Railway station in São Paulo, Brazil

Engenheiro Manoel Feio is a train station on CPTM Line 12-Sapphire, located in the city of Itaquaquecetuba, in the state of São Paulo. In the future, it can be a terminus for the São Paulo Metropolitan Rail Ring.

==History==
The station was built by EFCB between 1921 and 1926 and opened 7 February 1926, named after the EFCB engineer Manoel Feio. After a short period of operation, in which occurred a derailment on 6 May 1930, causing the death of 4 people and wounding 20, the station and Variante de Poá were closed and reopened only on 1 January 1934.

In 1979, it received a new building built by RFFSA, in the scope of construction of Variante do Parateí (branch between Engenheiro Manoel Feio and São José dos Campos), reformed in 1986. It is operated by CPTM since 1994. The precariousness of services, along with the feeling of unsafety in the region caused the occurrence of vandalism in the station during the 1980s and 1990s and a heist to its ticket offices with 26 hostages on 19 May 2000.

===Projects===
There are two projects for its rebuilt. In 2005, CPTM hired Una Arquitetos to make the project for a new edification and, in 2012, the JBMC office was hired to make a new project. Besides the projects are concluded, there is no prediction for the start of the construction.

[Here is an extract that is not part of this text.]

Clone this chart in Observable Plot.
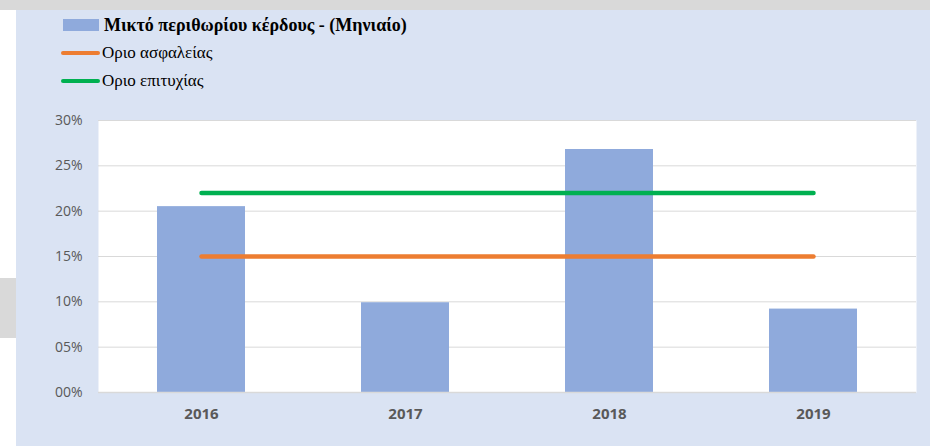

Recently, a group of local residents pleaded in the Legislative Assembly, through State Deputy Carlos Cezar (PSB), without success, a suggestion for the renaming of the station to Presidente Juscelino Kubitschek. The reason would be that the current name is considered pejorative for some residents, though it was done in 1926. After an article published in the 22nd Week of Metroviary Technology of the Metro Engineers and Architects Association (AEAMESP), the cost for an intermediary station renaming is almost 620,000 BRL ( USD), a reason why CPTM avoids the renaming of station, except when obligated by law.

After the Information Requirement no. 254/2019, made by State Deputy Mônica Seixas (PSOL), CPTM published a schedule of investments predicted and done for the making of the reconstruction of the station.